# Limit on Edit In or Open Quickly



## mrfearless47 (Apr 13, 2013)

I have three or four full packages of alternate add-on editors for Lightroom 4 - Perfect Photo 7, the Nik Collection, The Topaz Collection, photo matix pro plus numerous other alternative editors.  The Edit In preference panel seems to allow a total of six alternate editors, and John beardsleys Open quickly plugin provides an addition 6 spaces.  Are either of these hard numbers, or can the total of either be extended.  The Nik Collection alone has 7 different editors, topaz about the same, and Perfect Photo 7 seems to have 7 modules.

any suggestions welcomed.

mrf


----------



## JulieM (Apr 14, 2013)

I have the Nik Complete Collection, onOne Perfect Photo Suite, several versions of Photoshop Elements, and a couple other applications enabled as external editors in LR4.  I don't seem to have hit any limit.


----------



## mrfearless47 (Apr 14, 2013)

JulieM said:


> I have the Nik Complete Collection, onOne Perfect Photo Suite, several versions of Photoshop Elements, and a couple other applications enabled as external editors in LR4.  I don't seem to have hit any limit.
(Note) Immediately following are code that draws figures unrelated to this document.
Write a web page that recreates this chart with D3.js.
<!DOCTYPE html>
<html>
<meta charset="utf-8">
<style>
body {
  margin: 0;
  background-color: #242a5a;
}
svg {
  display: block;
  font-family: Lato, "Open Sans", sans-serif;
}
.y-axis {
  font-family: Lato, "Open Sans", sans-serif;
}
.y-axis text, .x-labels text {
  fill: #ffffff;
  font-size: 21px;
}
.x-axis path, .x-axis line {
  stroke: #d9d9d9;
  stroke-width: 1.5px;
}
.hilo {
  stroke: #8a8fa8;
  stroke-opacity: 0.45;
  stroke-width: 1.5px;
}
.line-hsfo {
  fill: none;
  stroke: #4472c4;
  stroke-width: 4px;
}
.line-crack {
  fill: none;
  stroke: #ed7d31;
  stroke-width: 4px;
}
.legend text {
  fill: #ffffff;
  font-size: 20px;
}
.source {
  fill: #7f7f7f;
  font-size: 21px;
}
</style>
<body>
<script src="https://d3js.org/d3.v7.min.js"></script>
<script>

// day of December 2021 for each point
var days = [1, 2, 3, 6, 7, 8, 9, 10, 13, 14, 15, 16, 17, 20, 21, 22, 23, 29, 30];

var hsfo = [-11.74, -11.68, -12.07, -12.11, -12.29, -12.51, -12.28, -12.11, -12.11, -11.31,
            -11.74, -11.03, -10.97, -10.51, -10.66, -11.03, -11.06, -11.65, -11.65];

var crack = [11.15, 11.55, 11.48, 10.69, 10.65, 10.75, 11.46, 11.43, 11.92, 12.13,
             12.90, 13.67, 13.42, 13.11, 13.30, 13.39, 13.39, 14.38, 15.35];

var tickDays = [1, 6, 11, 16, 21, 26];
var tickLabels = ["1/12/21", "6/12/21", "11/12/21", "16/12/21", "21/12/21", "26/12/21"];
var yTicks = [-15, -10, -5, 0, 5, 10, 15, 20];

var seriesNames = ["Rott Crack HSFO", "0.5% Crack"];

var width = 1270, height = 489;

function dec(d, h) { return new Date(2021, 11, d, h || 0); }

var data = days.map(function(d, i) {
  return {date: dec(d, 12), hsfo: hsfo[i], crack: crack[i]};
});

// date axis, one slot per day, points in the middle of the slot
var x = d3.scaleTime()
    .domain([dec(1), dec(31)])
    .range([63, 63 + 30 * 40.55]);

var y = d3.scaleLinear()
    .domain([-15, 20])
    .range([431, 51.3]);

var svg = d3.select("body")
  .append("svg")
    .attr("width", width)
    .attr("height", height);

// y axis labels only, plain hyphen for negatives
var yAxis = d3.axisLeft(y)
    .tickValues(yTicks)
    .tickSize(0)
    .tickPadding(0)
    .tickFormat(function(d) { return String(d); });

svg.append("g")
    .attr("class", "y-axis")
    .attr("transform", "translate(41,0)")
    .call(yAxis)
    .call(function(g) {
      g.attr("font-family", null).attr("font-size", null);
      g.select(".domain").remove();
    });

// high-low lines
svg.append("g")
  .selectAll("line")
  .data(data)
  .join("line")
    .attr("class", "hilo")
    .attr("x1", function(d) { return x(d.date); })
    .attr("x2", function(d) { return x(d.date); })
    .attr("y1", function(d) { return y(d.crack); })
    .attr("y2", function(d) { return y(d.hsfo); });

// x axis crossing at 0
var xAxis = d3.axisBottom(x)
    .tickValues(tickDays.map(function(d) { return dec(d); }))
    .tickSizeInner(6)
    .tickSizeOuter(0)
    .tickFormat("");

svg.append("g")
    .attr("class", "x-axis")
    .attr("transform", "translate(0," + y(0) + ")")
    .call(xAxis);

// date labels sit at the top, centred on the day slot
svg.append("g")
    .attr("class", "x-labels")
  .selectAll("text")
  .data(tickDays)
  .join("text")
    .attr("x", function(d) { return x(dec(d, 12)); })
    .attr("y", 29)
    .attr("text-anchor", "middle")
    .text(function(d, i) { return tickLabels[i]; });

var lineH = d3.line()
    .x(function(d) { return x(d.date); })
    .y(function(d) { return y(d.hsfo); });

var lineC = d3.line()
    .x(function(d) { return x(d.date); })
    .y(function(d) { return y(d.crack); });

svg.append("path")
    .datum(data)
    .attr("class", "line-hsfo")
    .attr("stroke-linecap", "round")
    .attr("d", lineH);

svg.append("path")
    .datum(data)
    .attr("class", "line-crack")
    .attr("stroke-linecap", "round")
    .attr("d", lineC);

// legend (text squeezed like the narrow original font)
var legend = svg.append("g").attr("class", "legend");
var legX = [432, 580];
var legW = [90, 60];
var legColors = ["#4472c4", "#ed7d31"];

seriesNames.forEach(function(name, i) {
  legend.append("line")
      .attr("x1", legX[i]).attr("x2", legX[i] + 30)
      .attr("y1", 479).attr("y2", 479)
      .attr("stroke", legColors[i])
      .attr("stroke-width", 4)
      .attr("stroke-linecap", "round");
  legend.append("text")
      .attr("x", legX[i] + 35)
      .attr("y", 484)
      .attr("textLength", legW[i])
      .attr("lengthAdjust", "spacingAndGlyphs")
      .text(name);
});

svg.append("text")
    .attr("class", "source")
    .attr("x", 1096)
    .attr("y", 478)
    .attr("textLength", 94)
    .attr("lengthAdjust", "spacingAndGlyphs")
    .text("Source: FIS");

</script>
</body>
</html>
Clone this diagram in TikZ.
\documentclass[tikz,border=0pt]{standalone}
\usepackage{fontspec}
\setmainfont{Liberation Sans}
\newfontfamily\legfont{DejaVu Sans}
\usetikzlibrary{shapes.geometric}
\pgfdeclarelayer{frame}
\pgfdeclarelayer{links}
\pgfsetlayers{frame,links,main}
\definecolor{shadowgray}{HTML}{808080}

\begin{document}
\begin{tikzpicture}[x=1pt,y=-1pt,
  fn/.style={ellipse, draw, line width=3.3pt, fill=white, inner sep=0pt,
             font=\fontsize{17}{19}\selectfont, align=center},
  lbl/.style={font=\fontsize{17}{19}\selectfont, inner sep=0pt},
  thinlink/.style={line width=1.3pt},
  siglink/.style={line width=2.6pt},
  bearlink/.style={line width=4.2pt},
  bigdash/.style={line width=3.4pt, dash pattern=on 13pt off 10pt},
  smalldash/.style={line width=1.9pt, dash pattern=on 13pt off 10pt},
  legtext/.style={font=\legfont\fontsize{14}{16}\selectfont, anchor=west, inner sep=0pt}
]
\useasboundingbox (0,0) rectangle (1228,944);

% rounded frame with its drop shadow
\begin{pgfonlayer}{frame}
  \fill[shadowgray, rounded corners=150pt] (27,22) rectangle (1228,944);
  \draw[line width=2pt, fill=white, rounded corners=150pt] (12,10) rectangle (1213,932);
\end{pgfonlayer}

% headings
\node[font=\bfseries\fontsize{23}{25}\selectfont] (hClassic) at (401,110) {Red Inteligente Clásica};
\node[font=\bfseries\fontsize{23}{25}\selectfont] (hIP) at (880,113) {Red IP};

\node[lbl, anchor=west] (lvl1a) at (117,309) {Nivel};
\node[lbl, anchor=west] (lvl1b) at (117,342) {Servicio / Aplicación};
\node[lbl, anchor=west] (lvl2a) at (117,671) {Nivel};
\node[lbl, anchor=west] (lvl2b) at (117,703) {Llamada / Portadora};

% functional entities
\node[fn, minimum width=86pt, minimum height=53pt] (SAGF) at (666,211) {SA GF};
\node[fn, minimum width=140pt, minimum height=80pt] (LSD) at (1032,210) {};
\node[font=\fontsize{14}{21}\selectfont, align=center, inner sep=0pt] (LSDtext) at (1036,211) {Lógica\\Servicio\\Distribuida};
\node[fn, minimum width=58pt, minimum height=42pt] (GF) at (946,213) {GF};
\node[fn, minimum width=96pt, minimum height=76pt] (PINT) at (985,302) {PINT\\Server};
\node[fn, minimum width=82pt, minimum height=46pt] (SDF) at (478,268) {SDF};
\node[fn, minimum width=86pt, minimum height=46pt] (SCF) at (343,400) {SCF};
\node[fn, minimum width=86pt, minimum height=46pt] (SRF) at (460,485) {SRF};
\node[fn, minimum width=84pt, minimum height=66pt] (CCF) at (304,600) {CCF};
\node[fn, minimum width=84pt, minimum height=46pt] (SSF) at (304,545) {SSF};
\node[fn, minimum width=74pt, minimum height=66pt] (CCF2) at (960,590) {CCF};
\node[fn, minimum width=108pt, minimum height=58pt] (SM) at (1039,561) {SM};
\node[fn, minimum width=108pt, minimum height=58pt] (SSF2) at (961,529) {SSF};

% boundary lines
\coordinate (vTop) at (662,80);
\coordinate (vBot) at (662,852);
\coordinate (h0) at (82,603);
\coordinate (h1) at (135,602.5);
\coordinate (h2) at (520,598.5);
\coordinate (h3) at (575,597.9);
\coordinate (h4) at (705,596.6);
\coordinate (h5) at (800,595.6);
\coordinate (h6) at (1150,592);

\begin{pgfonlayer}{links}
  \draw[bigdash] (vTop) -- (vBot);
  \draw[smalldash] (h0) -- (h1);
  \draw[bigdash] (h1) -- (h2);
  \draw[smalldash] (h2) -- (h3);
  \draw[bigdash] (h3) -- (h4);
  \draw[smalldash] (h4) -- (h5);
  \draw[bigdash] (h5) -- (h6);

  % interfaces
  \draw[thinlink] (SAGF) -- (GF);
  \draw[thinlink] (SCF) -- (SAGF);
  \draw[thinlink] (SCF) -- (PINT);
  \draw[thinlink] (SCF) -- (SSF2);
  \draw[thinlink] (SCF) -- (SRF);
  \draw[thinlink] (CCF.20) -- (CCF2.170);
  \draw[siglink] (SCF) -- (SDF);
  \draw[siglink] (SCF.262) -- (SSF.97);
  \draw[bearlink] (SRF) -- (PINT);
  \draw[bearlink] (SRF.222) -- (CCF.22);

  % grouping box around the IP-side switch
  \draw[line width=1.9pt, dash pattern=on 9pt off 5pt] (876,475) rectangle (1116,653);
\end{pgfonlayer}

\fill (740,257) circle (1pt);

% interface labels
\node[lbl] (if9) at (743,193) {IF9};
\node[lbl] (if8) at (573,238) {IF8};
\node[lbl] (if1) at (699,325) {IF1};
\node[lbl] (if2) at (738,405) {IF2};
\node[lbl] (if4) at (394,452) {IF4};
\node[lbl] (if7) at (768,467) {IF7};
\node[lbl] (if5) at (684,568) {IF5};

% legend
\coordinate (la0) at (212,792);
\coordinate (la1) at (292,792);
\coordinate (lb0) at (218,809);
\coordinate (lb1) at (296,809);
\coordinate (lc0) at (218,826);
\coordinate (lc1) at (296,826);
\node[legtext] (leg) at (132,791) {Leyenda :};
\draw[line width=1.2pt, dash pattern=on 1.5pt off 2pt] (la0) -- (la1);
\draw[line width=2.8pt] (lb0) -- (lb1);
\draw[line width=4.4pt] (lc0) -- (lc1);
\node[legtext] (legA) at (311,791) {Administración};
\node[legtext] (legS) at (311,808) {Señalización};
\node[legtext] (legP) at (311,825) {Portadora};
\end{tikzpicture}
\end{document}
How many actual entries do you have in the Edit In dialog.  The perfect photo suite uses a central menu to access individual plugins (one app), the Google Nik Collection has 7 different indivual editors with no central access.  Topaz can use a central app to access all 9 of its plugins, but it adds $79.95 to the price, so the Fusion Express loads them as 9 different apps.  Add Photomatix pro, noise ninja, photoshop cs6 extended, and capture one pro v.7 and I have more editors than slots.  Those beyond the 8 that can be listed in Edit In, get shunted off to John Beardslys "open in" plugin, which has a hard limit of 6.  That still leaves me short about six editors.  I can't seem to find a way to overcome my inability to List more than 8 editors in the external Editors preference.  If there is a keyboard shortcut that bypasses the fixed preference dialog and permits me to add them without deleting an existing editor, it has eluded me.  It is totally unintuitive.

thanks.


----------



## JulieM (Apr 14, 2013)

Here is a screen grab of my external editor tab in LR Preferences with the existing editors visible.  I've never encountered any problems adding more manually or through third party installer placement.  As you can see, I have eighteen listed at this point.  




To add additional editors manually, I click the Choose button in the Additional External Editor section and then in the resulting Finder window, I navigate to the application and hit Choose at the bottom of the window.  Then I click on the dropdown arrow to the right of the Preset field, scroll all the way to the bottom of the window and choose "Save Current Settings as a New Preset".  Then name it and click Create.  I'm not sure where you encounter a limit of eight, but doing it this way, I've never seen that.  Similarly, the installers for Nik and onOne seemed to be able to add presets beyond eight.

I hope this helps somehow.


----------